** start **

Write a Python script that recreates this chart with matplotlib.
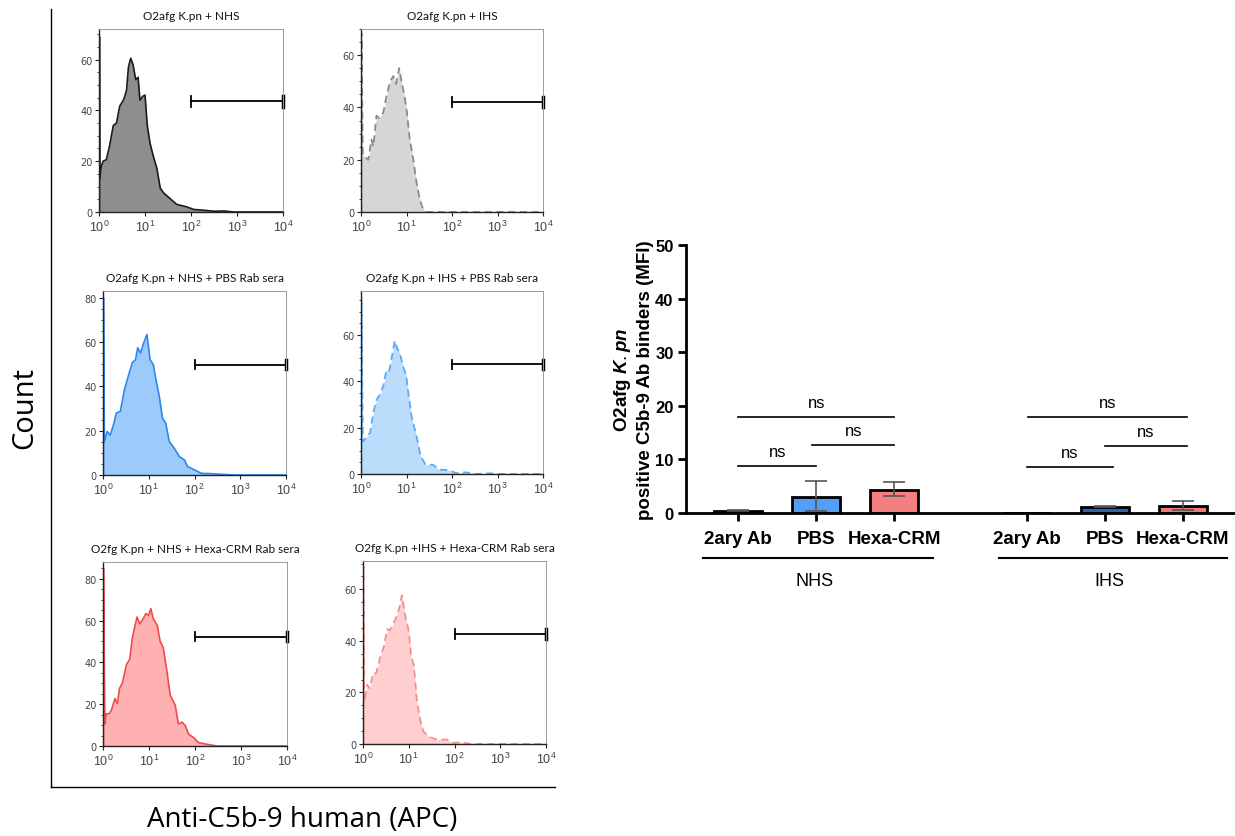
import matplotlib
matplotlib.use("Agg")
import matplotlib.pyplot as plt
from matplotlib.lines import Line2D
from matplotlib.ticker import MultipleLocator, LogLocator, NullFormatter
import numpy as np

plt.rcParams["mathtext.fontset"] = "custom"
plt.rcParams["mathtext.rm"] = "Liberation Sans"
plt.rcParams["mathtext.it"] = "Liberation Sans:italic:bold"

# ---- histogram data (log10 of APC intensity, count) ----
titles = ["O2afg K.pn + NHS", "O2afg K.pn + IHS",
          "O2afg K.pn + NHS + PBS Rab sera", "O2afg K.pn + IHS + PBS Rab sera",
          "O2fg K.pn + NHS + Hexa-CRM Rab sera", "O2fg K.pn +IHS + Hexa-CRM Rab sera"]

nhs_x = [0.01, 0.015, 0.05, 0.09, 0.16, 0.23, 0.31, 0.38, 0.45, 0.53, 0.56, 0.60, 0.64, 0.69,
         0.74, 0.80, 0.85, 0.89, 0.95, 1.0, 1.05, 1.11, 1.18, 1.26, 1.33, 1.40, 1.55, 1.69,
         1.91, 2.06, 2.28, 2.50, 2.72, 2.93, 4.0]
nhs_y = [69, 13, 18, 20, 20.6, 26, 34, 35, 41.6, 44, 45.5, 48, 57, 60.5,
         58, 52, 53, 44, 45.5, 46, 34, 27, 22, 17, 9.5, 7.6, 5.2, 3,
         2, 1, 0.7, 0.3, 0.4, 0, 0]

ihs_x = [0.01, 0.04, 0.09, 0.16, 0.23, 0.27, 0.34, 0.40, 0.49, 0.56, 0.64, 0.71, 0.77, 0.84,
         0.89, 0.96, 1.01, 1.07, 1.15, 1.22, 1.29, 1.36, 1.44, 4.0]
ihs_y = [68.5, 21.6, 21, 20, 27.7, 25, 36.8, 36, 38, 44.4, 50, 52, 49, 55,
         50, 44, 38, 28, 20, 11.4, 5, 1.3, 0, 0]

nhs_pbs_x = [0.01, 0.03, 0.09, 0.16, 0.24, 0.29, 0.38, 0.46, 0.53, 0.64, 0.71, 0.76, 0.82, 0.88,
             0.96, 1.03, 1.10, 1.15, 1.23, 1.30, 1.37, 1.45, 1.56, 1.67, 1.78, 1.85, 2.0,
             2.15, 2.37, 2.59, 2.88, 4.0]
nhs_pbs_y = [80, 15, 19.6, 18, 23.4, 28, 28.7, 37.7, 43, 50.6, 52, 57.4, 55, 59,
             63.4, 52, 49.8, 43.8, 35.5, 25.7, 23.4, 15, 12, 8.3, 6.8, 3.8, 2.3,
             0.75, 0.6, 0.3, 0, 0]

ihs_pbs_x = [0.01, 0.04, 0.12, 0.20, 0.27, 0.34, 0.42, 0.49, 0.56, 0.62, 0.67, 0.74, 0.80, 0.85,
             0.93, 0.99, 1.04, 1.11, 1.22, 1.31, 1.42, 1.58, 1.73, 1.95, 2.08, 2.31, 2.53,
             2.82, 3.04, 4.0]
ihs_pbs_y = [76, 14, 16, 17.8, 26.4, 32, 34.4, 38, 45, 44.5, 49.6, 57.5, 54, 52.5,
             46, 43, 35, 25, 16.3, 7.7, 4, 4, 1.9, 1.6, 0.4, 0.7, 0,
             0.3, 0, 0]

nhs_hexa_x = [0.01, 0.04, 0.07, 0.13, 0.18, 0.26, 0.31, 0.36, 0.42, 0.51, 0.58, 0.64, 0.69, 0.74,
              0.80, 0.88, 0.93, 0.99, 1.04, 1.09, 1.18, 1.24, 1.31, 1.39, 1.46, 1.57, 1.64,
              1.72, 1.79, 1.86, 1.97, 2.08, 2.26, 2.48, 2.70, 4.0]
nhs_hexa_y = [85, 10.5, 15.4, 15.4, 17, 22.7, 20.3, 27.6, 30, 39, 41.4, 52, 56.8, 61.7,
              58.4, 61, 63.3, 62.5, 65.7, 61, 57.6, 50.3, 47, 35.7, 24.4, 19.5, 10.5,
              11.4, 9.7, 5.7, 4, 1.6, 0.8, 0, 0, 0]

ihs_hexa_x = [0.01, 0.03, 0.09, 0.15, 0.22, 0.29, 0.38, 0.45, 0.53, 0.58, 0.64, 0.71, 0.78, 0.85,
              0.93, 1.0, 1.05, 1.11, 1.18, 1.26, 1.33, 1.47, 1.62, 1.84, 1.99, 2.13, 2.35,
              2.57, 4.0]
ihs_hexa_y = [69, 16.4, 23, 21.6, 27.5, 27.5, 34, 37.4, 44.6, 44, 45.9, 48.5, 51.8, 57.7,
              49, 44, 34, 30.8, 16.4, 8.5, 4.6, 2.6, 1.7, 1.7, 0.4, 0.7, 0,
              0, 0]

gate_y = [43.5, 42, 49.8, 47.4, 52.3, 42.6]
y_max = [72, 70, 83, 79, 88, 71]

# ---- bar chart data ----
groups = ["NHS", "IHS"]
conditions = ["2ary Ab", "PBS", "Hexa-CRM", "2ary Ab", "PBS", "Hexa-CRM"]
mfi = [0.3, 3.0, 4.3, 0.0, 1.05, 1.35]
err_lo = [0.0, 2.7, 1.2, 0.0, 0.0, 0.75]
err_hi = [0.25, 3.0, 1.5, 0.0, 0.3, 0.85]
bar_x = [0, 1, 2, 3.7, 4.7, 5.7]
# (start, end, height) for the "ns" comparisons
ns_lines = [(0, 1, 8.8), (0.95, 2, 12.7), (0, 2, 17.9),
            (3.7, 4.8, 8.6), (4.7, 5.75, 12.5), (3.72, 5.75, 17.9)]

W, H = 1235, 837
fig = plt.figure(figsize=(W / 100, H / 100), dpi=100)

def px(l, t, r, b):
    return [l / W, 1 - b / H, (r - l) / W, (b - t) / H]

boxes = [px(99, 30, 283, 213), px(361, 30, 543, 213),
         px(103, 292, 286, 476), px(361, 292, 543, 475),
         px(103, 563, 287, 747), px(363, 562, 546, 745)]
hists = [(nhs_x, nhs_y), (ihs_x, ihs_y), (nhs_pbs_x, nhs_pbs_y),
         (ihs_pbs_x, ihs_pbs_y), (nhs_hexa_x, nhs_hexa_y), (ihs_hexa_x, ihs_hexa_y)]
fills = ["#8e8e8e", "#d6d6d6", "#9ccbfb", "#bcdcfb", "#ffb0b0", "#ffcfcf"]
edges = ["#1a1a1a", "#8a8a8a", "#2b87ee", "#5aaaf5", "#f04a4a", "#f49090"]
styles = ["-", "--", "-", "--", "-", "--"]

for i in range(6):
    ax = fig.add_axes(boxes[i])
    lx, cy = hists[i]
    xs = 10 ** np.array([lx[0]] + lx)
    ys = np.array([0] + cy)
    ax.fill_between(xs, ys, color=fills[i], lw=0)
    ax.plot(xs, ys, color=edges[i], ls=styles[i], lw=1.2 if styles[i] == "-" else 1.3,
            dashes=(4, 2.5) if styles[i] == "--" else (None, None))
    ax.set_xscale("log")
    ax.set_xlim(1, 1e4)
    ax.set_ylim(0, y_max[i])
    ax.set_xticks([1, 10, 100, 1000, 10000])
    ax.set_xticklabels(["$10^{0}$", "$10^{1}$", "$10^{2}$", "$10^{3}$", "$10^{4}$"])
    ax.xaxis.set_minor_locator(LogLocator(base=10, subs=np.arange(2, 10)))
    ax.xaxis.set_minor_formatter(NullFormatter())
    ax.yaxis.set_major_locator(MultipleLocator(20))
    ax.yaxis.set_minor_locator(MultipleLocator(5))
    ax.tick_params(axis="both", which="major", length=3, width=0.8,
                   colors="#222222", labelcolor="#444444", pad=1.5)
    ax.tick_params(axis="y", which="major", labelsize=7)
    ax.tick_params(axis="x", which="major", labelsize=9, pad=2)
    ax.tick_params(axis="both", which="minor", length=1.8, width=0.6, colors="#222222")
    for s in ["top", "right"]:
        ax.spines[s].set_color("#9a9a9a")
        ax.spines[s].set_linewidth(0.7)
    for s in ["left", "bottom"]:
        ax.spines[s].set_color("#222222")
        ax.spines[s].set_linewidth(1.0)
    ax.set_title(titles[i], fontsize=8.5, family="Lato", pad=7, color="#111111")
    # gate marker
    ax.plot([100, 1e4], [gate_y[i], gate_y[i]], color="black", lw=1.3, clip_on=False)
    ax.plot([100, 100], [gate_y[i] - 2, gate_y[i] + 2], color="black", lw=1.3, clip_on=False)
    ax.plot([1e4, 1e4], [gate_y[i] - 2, gate_y[i] + 2], color="black", lw=2.5, clip_on=False)

# frame around the histogram grid
fig.add_artist(Line2D([51 / W, 51 / W], [1 - 10 / H, 1 - 788 / H], color="black", lw=1))
fig.add_artist(Line2D([51 / W, 555 / W], [1 - 788 / H, 1 - 788 / H], color="black", lw=1))
fig.text(25 / W, 1 - 408 / H, "Count", rotation=90, ha="center", va="center",
         fontsize=21, family="Open Sans")
fig.text(302 / W, 1 - 820 / H, "Anti-C5b-9 human (APC)", ha="center", va="center",
         fontsize=20, family="Open Sans")

# ---- bar chart ----
bx = fig.add_axes(px(686, 246, 1235, 514))
bar_colors = ["#7a9fd0", "#559ef5", "#f47f7f", "#7a9fd0", "#2f62b0", "#f07878"]
bx.bar(bar_x, mfi, width=0.62, color=bar_colors, edgecolor="black", linewidth=2, zorder=2)
err_y = [v if v > 0 else np.nan for v in mfi]
bx.errorbar(bar_x, err_y, yerr=[err_lo, err_hi], fmt="none", ecolor="#555555",
            elinewidth=1.2, capsize=8, capthick=1.2, zorder=3)
bx.set_xlim(-0.67, 6.37)
bx.set_ylim(0, 50)
bx.set_yticks([0, 10, 20, 30, 40, 50])
bx.set_xticks(bar_x)
bx.set_xticklabels(conditions)
for s in ["top", "right"]:
    bx.spines[s].set_visible(False)
for s in ["left", "bottom"]:
    bx.spines[s].set_linewidth(2)
bx.tick_params(axis="y", length=6, width=2, pad=3)
bx.tick_params(axis="x", length=6, width=2, pad=6)
for lab in bx.get_yticklabels():
    lab.set_fontsize(12)
    lab.set_fontweight("bold")
    lab.set_family("Liberation Sans")
for lab in bx.get_xticklabels():
    lab.set_fontsize(13.5)
    lab.set_fontweight("bold")
    lab.set_family("Liberation Sans")
bx.set_ylabel("O2afg $\\it{K.pn}$\npositive C5b-9 Ab binders (MFI)", fontsize=13.5,
              fontweight="bold", family="Liberation Sans", labelpad=1, linespacing=1.25)

for x0, x1, h in ns_lines:
    bx.plot([x0, x1], [h, h], color="black", lw=1.2)
    bx.text((x0 + x1) / 2, h + 2.7, "ns", ha="center", va="center", fontsize=12,
            family="Liberation Sans")

# group labels below the axis
for g, (x0, x1) in zip(groups, [(-0.45, 2.5), (3.35, 6.27)]):
    bx.plot([x0, x1], [-8.4, -8.4], color="black", lw=1.5, clip_on=False)
    bx.text((x0 + x1) / 2 - 0.05, -12.6, g, ha="center", va="center", fontsize=13,
            family="Liberation Sans", clip_on=False)

fig.savefig("out.png", dpi=100)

** end **

Exercise directions → Exactly restate the lines from the beginning of the data through the line with "NHS + Hexa-CRM", and no others, keeping pictures out.

Response to this task →
Write a Python script that recreates this chart with matplotlib.
import matplotlib
matplotlib.use("Agg")
import matplotlib.pyplot as plt
from matplotlib.lines import Line2D
from matplotlib.ticker import MultipleLocator, LogLocator, NullFormatter
import numpy as np

plt.rcParams["mathtext.fontset"] = "custom"
plt.rcParams["mathtext.rm"] = "Liberation Sans"
plt.rcParams["mathtext.it"] = "Liberation Sans:italic:bold"

# ---- histogram data (log10 of APC intensity, count) ----
titles = ["O2afg K.pn + NHS", "O2afg K.pn + IHS",
          "O2afg K.pn + NHS + PBS Rab sera", "O2afg K.pn + IHS + PBS Rab sera",
          "O2fg K.pn + NHS + Hexa-CRM Rab sera", "O2fg K.pn +IHS + Hexa-CRM Rab sera"]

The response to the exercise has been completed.